Material provided:

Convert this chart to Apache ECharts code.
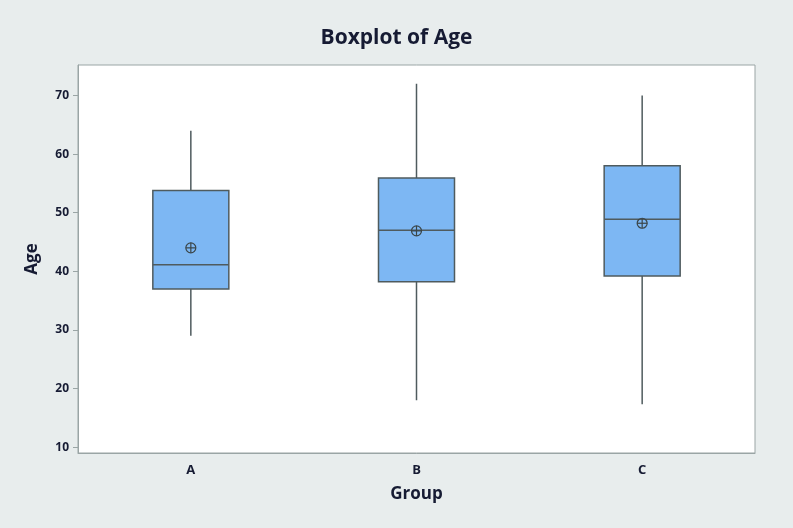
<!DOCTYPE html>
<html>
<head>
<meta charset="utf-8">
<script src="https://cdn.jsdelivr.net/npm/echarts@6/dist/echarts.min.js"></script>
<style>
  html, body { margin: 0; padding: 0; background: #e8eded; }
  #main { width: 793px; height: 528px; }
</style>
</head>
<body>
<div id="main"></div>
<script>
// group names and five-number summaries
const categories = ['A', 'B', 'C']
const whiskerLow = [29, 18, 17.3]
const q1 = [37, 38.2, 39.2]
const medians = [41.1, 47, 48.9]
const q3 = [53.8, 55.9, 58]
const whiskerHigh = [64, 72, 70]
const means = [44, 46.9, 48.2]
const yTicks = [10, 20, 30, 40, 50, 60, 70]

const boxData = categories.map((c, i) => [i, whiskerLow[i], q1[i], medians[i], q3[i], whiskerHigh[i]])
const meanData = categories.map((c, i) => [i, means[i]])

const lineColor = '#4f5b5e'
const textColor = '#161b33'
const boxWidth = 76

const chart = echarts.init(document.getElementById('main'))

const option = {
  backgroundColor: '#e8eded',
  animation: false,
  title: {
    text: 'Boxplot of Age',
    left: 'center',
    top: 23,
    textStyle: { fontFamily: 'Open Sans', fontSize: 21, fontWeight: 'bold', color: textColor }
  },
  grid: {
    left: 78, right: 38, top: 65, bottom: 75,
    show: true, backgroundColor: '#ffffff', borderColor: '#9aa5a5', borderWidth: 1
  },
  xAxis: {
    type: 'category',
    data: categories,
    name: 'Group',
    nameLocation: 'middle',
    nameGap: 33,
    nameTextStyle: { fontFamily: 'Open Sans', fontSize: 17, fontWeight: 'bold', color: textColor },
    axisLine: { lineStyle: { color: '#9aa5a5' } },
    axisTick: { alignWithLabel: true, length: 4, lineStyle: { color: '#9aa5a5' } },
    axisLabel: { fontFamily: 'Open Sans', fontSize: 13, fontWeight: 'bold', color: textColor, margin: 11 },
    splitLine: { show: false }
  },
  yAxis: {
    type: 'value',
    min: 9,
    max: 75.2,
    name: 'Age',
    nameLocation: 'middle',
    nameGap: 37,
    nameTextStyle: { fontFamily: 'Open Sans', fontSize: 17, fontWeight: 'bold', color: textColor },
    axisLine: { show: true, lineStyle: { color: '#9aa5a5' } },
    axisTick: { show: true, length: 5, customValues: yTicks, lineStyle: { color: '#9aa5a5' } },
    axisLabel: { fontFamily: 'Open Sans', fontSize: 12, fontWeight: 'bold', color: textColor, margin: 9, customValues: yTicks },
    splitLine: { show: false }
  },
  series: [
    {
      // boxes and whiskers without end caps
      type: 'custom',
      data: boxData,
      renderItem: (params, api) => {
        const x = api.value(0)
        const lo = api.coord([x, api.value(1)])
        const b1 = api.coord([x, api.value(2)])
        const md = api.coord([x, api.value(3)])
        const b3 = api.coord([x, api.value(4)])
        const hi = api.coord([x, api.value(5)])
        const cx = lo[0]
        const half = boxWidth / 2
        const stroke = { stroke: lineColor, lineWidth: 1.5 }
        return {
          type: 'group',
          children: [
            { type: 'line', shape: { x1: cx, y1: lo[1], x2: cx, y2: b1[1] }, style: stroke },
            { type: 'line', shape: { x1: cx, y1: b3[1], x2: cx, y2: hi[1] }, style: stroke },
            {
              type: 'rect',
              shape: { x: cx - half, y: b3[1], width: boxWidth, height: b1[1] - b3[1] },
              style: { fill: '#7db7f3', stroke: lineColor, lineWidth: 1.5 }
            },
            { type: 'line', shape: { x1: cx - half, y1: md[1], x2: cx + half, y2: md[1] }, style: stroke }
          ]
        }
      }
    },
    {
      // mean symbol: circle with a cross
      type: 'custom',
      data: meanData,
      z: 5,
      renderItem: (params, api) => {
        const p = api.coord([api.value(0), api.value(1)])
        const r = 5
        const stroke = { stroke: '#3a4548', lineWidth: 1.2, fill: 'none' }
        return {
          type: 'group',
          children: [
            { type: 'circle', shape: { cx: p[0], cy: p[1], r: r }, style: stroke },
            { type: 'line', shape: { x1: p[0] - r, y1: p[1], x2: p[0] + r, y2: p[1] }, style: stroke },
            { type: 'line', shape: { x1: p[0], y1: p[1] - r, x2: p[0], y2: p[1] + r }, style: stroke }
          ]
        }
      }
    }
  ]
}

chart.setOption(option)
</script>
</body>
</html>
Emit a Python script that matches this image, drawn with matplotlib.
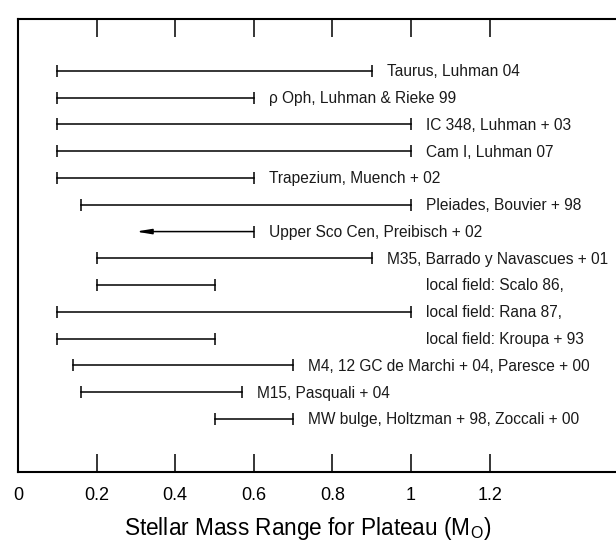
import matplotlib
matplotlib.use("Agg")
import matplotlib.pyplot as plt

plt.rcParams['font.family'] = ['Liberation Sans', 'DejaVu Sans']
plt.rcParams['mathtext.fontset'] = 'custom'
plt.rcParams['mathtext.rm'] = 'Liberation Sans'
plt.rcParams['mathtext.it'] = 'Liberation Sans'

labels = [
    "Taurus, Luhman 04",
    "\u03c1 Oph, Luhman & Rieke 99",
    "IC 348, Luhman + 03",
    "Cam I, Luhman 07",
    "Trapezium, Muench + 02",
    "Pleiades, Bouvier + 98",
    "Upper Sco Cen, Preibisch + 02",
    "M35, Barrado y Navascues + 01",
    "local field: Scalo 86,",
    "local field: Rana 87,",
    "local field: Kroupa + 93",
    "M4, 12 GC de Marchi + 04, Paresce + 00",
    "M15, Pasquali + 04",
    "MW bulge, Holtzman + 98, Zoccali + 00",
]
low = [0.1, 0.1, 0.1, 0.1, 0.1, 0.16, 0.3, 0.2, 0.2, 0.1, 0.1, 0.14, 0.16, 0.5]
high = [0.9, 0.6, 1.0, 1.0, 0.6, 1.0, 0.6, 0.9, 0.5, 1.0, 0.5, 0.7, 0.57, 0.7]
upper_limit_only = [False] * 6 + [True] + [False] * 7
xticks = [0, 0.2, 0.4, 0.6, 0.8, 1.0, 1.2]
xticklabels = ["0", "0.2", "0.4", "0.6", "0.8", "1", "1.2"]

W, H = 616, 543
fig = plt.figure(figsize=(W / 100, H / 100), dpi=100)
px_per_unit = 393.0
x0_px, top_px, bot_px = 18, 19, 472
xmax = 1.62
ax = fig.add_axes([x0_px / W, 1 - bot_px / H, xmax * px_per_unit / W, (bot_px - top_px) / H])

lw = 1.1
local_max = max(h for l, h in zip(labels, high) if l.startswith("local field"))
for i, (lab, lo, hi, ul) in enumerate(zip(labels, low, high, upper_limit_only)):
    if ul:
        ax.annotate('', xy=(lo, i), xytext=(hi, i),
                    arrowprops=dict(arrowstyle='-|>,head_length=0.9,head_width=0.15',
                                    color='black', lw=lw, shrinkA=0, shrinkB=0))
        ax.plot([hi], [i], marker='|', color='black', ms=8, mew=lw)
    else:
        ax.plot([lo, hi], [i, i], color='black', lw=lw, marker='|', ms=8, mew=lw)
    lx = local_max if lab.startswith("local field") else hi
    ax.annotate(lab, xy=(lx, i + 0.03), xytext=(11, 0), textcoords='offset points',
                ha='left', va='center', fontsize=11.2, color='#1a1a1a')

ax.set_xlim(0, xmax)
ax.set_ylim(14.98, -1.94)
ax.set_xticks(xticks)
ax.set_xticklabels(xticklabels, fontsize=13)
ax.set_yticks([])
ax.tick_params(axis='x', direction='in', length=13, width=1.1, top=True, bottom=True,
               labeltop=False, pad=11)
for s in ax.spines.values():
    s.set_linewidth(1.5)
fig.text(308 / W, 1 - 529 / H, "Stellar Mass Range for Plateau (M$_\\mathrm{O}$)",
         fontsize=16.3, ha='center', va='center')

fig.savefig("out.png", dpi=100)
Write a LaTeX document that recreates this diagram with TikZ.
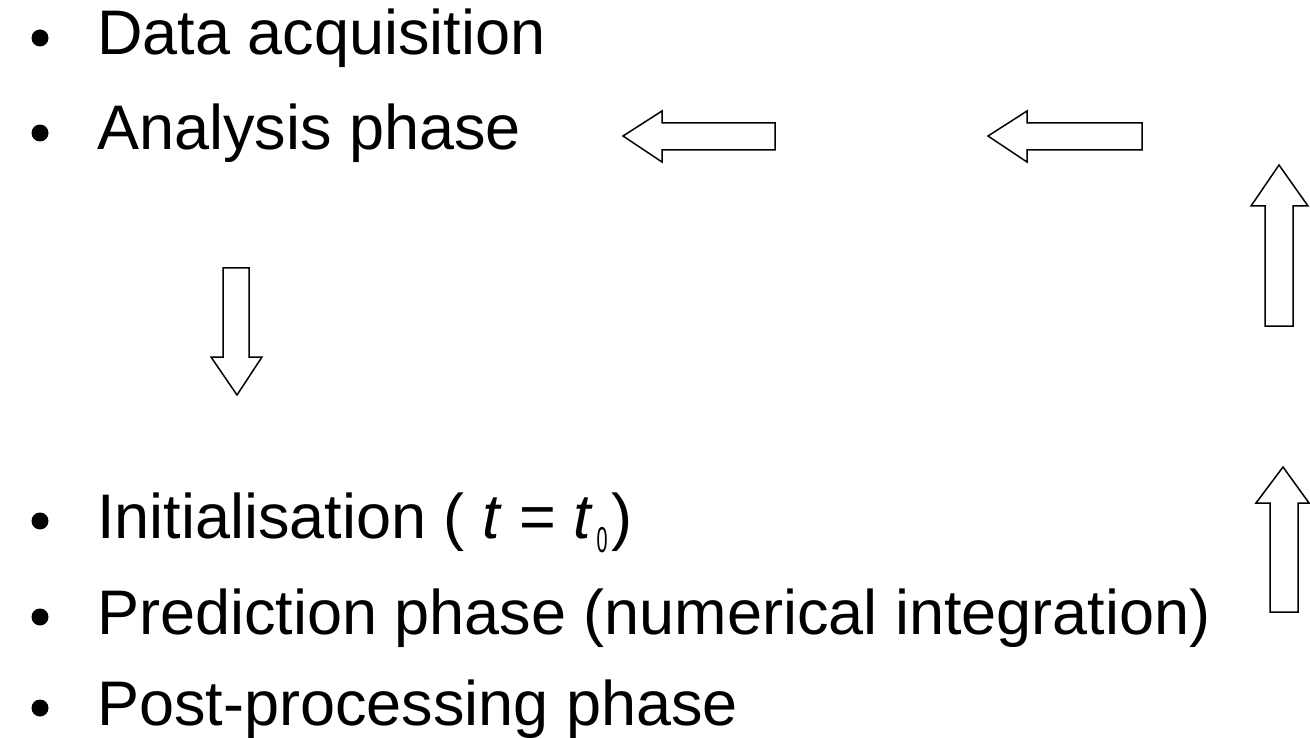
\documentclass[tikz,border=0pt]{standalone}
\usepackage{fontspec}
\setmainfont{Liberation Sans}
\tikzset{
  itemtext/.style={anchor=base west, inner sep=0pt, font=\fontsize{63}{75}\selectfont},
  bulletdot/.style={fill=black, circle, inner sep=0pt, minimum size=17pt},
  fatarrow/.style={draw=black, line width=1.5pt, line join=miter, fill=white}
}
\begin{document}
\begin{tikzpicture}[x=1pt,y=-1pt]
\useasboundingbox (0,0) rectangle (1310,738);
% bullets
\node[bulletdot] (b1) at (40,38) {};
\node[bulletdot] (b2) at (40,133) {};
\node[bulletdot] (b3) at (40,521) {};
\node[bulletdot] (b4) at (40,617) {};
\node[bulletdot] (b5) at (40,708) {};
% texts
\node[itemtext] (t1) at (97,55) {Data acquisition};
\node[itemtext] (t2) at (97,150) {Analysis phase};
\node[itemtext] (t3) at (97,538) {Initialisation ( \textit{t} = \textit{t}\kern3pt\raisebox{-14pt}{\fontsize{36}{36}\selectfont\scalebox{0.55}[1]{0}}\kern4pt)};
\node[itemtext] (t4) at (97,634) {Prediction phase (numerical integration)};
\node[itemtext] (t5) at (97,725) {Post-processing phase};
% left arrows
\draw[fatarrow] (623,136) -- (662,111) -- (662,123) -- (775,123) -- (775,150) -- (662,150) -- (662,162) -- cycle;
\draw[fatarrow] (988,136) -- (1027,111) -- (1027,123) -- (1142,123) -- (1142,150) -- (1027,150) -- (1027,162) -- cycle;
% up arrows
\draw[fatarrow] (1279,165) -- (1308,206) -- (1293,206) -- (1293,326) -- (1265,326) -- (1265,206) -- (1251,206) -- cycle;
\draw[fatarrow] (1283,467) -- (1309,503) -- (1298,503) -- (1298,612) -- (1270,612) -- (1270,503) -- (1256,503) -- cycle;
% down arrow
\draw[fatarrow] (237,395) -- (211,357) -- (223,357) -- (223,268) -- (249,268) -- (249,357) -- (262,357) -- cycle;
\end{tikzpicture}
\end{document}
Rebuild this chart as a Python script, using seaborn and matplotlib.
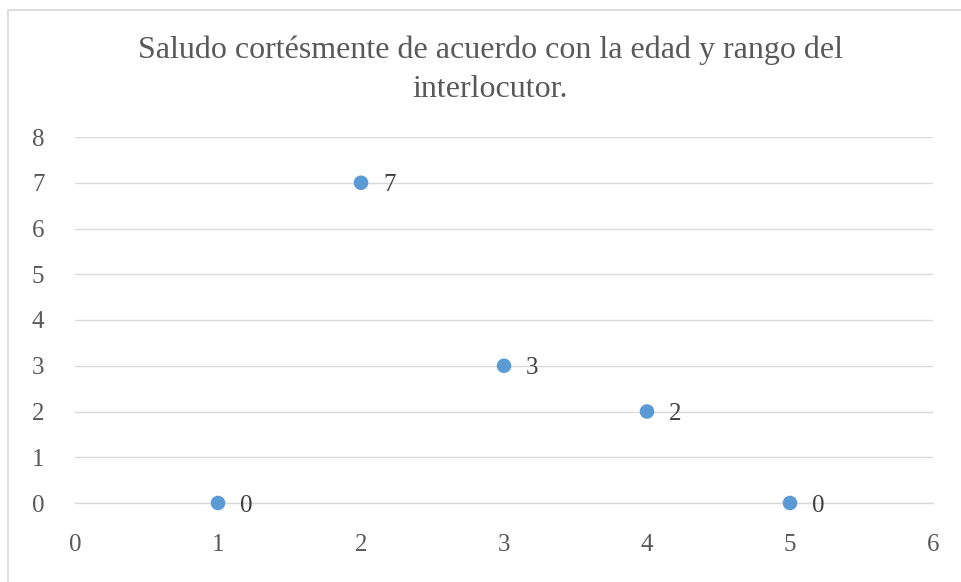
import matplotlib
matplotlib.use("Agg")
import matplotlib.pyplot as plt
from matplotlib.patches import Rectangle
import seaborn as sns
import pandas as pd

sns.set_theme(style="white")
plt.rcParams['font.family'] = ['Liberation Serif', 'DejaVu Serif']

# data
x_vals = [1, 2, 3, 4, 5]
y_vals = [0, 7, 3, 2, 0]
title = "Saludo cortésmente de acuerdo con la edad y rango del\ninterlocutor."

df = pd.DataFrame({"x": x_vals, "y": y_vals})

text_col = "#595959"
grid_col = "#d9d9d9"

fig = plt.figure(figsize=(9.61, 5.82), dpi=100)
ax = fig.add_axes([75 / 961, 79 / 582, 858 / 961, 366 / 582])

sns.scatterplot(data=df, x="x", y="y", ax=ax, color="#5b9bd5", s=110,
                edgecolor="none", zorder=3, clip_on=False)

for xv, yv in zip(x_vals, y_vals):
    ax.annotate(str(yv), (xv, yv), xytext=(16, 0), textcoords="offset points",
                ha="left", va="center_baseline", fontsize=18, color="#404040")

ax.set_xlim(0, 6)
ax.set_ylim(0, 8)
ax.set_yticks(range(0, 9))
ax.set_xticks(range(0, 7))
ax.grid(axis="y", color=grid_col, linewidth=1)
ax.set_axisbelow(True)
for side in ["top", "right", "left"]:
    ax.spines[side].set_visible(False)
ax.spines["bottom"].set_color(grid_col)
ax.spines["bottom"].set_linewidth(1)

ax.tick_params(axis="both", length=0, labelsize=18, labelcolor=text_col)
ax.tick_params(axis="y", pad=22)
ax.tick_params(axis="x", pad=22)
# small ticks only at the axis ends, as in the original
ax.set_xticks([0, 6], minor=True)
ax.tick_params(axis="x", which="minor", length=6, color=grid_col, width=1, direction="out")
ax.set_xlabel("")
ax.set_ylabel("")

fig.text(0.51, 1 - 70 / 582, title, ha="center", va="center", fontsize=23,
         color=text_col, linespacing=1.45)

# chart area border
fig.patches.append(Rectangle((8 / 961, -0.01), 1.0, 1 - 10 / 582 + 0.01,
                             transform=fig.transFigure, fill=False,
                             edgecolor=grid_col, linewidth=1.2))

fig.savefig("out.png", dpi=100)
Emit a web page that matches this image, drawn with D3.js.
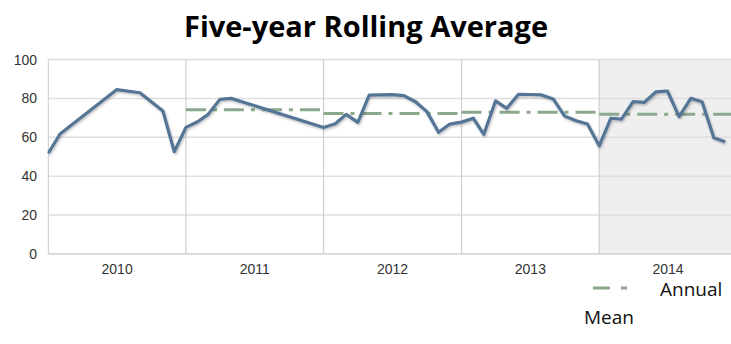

Task goal:
Give only the number of lines in the material above that include the word "Emit".

Reply to the task:
2